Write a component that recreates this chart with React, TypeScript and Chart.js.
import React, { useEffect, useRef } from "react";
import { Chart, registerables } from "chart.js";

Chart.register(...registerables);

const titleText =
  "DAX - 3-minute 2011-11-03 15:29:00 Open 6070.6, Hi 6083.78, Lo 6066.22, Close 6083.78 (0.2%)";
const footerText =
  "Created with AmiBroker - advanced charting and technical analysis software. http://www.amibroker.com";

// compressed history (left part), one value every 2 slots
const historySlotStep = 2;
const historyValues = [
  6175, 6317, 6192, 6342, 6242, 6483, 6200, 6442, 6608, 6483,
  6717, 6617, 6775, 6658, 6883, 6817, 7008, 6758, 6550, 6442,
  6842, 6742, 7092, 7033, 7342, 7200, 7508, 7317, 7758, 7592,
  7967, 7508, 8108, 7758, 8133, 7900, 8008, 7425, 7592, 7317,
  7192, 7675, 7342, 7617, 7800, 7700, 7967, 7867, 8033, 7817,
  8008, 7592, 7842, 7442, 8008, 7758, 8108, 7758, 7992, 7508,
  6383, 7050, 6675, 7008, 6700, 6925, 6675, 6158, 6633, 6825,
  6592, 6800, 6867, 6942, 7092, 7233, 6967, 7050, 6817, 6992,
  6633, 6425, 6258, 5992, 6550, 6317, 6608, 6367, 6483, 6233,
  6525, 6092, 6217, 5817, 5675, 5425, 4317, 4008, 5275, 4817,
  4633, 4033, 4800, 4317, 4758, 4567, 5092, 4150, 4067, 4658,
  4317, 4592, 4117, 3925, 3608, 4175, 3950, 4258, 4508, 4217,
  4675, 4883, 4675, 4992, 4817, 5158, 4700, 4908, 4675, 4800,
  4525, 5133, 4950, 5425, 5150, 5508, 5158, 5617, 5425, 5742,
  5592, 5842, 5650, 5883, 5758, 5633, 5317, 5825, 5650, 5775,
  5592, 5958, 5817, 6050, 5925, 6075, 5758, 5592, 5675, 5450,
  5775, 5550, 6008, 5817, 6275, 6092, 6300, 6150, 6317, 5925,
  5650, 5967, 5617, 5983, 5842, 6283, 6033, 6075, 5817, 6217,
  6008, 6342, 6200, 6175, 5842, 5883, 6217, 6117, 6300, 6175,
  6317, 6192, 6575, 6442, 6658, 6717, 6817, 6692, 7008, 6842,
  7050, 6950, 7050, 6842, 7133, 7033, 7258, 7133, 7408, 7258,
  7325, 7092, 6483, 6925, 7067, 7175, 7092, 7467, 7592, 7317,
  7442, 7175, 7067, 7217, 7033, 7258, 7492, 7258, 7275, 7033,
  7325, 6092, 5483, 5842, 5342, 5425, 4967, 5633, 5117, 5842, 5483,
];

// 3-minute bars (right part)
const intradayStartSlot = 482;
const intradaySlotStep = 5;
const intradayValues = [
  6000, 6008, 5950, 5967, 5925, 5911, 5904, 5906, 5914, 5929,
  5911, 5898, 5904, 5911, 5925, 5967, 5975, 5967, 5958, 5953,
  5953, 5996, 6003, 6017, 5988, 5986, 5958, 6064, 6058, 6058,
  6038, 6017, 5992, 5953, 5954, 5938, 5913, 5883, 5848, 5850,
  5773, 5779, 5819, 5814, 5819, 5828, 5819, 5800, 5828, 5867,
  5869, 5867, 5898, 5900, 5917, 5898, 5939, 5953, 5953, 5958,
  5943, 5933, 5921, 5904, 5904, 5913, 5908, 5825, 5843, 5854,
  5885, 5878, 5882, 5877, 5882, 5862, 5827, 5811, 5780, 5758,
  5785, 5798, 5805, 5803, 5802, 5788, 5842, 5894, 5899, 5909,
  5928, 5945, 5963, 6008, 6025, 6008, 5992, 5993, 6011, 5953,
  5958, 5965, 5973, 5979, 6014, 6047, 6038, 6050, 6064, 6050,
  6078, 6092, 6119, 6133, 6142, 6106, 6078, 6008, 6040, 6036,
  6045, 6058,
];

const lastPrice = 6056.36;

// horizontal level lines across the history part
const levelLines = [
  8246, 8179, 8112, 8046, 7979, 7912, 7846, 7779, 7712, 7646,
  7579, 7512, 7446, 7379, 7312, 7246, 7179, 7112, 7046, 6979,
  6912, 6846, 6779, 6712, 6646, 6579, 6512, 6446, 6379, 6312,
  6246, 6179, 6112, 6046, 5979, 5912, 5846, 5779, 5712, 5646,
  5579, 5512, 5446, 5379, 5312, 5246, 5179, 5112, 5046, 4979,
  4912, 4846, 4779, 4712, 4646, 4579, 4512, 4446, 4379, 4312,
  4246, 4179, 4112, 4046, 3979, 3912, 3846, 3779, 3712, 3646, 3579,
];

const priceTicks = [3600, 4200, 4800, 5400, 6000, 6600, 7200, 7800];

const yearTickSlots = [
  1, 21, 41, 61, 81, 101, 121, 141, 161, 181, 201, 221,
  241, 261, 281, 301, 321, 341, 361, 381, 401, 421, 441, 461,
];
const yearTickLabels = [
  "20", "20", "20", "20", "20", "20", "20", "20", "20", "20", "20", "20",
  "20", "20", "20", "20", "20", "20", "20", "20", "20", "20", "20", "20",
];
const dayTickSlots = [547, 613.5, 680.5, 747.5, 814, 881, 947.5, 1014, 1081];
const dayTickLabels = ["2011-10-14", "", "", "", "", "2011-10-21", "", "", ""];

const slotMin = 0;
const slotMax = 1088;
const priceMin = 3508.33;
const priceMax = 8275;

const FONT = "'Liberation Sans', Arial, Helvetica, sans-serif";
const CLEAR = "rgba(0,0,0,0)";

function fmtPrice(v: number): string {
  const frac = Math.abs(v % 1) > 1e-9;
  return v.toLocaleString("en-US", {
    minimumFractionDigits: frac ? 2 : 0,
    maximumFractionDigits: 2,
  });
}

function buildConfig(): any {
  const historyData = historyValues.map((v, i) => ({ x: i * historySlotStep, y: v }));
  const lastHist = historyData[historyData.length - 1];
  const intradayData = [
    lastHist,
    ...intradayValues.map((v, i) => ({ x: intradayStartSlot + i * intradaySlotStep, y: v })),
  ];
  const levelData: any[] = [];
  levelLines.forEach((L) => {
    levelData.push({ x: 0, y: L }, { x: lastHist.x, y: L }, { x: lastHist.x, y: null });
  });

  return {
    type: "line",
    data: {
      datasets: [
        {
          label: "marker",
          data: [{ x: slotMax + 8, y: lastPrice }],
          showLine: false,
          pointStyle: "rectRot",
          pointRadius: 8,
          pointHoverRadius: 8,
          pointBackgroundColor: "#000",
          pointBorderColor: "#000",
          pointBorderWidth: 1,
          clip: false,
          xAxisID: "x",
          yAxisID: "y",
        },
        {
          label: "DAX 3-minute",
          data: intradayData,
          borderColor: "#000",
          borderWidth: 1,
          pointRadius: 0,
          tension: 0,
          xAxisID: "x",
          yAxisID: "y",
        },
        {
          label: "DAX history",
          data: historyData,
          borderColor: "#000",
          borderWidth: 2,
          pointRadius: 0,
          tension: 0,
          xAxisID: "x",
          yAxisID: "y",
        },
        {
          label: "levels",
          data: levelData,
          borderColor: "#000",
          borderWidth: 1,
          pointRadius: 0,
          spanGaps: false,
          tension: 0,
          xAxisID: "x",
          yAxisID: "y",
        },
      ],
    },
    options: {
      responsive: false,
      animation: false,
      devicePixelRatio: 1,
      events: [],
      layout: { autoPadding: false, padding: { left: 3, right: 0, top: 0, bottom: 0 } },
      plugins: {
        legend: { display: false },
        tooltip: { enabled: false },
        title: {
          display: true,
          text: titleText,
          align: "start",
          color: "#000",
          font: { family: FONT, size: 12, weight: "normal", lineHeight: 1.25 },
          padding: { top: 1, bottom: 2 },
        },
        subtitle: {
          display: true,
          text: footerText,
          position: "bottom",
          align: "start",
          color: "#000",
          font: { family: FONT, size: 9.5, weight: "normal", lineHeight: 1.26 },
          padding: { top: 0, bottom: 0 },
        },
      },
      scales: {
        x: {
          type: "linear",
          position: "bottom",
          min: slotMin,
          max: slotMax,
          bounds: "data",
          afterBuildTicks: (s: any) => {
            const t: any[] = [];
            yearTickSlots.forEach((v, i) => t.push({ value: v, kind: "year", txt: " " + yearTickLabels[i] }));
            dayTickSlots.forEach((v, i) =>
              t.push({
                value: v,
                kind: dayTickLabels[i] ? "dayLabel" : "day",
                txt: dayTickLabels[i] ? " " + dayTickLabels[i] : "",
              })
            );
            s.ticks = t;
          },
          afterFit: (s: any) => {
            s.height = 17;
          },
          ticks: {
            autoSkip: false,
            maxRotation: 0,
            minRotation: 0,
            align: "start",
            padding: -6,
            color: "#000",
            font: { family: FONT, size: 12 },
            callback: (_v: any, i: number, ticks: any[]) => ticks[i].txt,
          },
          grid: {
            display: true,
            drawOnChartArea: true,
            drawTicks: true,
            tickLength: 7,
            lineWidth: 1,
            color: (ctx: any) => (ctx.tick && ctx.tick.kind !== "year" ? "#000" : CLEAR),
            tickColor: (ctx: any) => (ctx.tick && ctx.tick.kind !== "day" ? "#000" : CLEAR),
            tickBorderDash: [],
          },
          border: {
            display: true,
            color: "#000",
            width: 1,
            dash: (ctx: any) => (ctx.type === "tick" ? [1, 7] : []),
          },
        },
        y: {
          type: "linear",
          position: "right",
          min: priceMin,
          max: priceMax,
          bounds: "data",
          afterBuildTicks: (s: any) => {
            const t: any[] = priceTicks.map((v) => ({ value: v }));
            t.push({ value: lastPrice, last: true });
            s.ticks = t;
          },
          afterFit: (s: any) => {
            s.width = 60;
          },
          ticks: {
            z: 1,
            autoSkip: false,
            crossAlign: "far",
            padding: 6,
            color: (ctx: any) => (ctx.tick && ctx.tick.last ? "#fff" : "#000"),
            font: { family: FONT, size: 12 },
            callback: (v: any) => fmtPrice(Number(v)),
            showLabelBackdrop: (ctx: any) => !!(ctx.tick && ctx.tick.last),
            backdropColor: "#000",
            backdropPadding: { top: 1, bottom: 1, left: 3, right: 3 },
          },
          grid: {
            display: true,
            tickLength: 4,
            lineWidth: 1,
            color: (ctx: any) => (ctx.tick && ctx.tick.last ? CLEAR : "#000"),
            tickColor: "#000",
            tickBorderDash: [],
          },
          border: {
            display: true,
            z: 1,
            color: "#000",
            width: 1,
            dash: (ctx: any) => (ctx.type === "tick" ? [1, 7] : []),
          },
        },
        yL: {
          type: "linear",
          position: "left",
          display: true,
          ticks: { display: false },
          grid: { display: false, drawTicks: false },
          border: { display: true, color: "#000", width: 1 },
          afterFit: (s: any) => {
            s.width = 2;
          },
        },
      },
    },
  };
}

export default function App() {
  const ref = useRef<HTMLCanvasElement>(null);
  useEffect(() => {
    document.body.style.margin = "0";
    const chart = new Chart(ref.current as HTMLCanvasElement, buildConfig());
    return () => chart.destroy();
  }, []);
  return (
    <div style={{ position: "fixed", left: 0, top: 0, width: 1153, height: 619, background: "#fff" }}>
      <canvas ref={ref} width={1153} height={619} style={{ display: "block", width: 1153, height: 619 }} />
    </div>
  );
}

================

* _What this task involves_:
Everything from the first line above up to and including the line that contains "AmiBroker - advanced" should be printed exactly; please print only that.

* _Response_:
Write a component that recreates this chart with React, TypeScript and Chart.js.
import React, { useEffect, useRef } from "react";
import { Chart, registerables } from "chart.js";

Chart.register(...registerables);

const titleText =
  "DAX - 3-minute 2011-11-03 15:29:00 Open 6070.6, Hi 6083.78, Lo 6066.22, Close 6083.78 (0.2%)";
const footerText =
  "Created with AmiBroker - advanced charting and technical analysis software. http://www.amibroker.com";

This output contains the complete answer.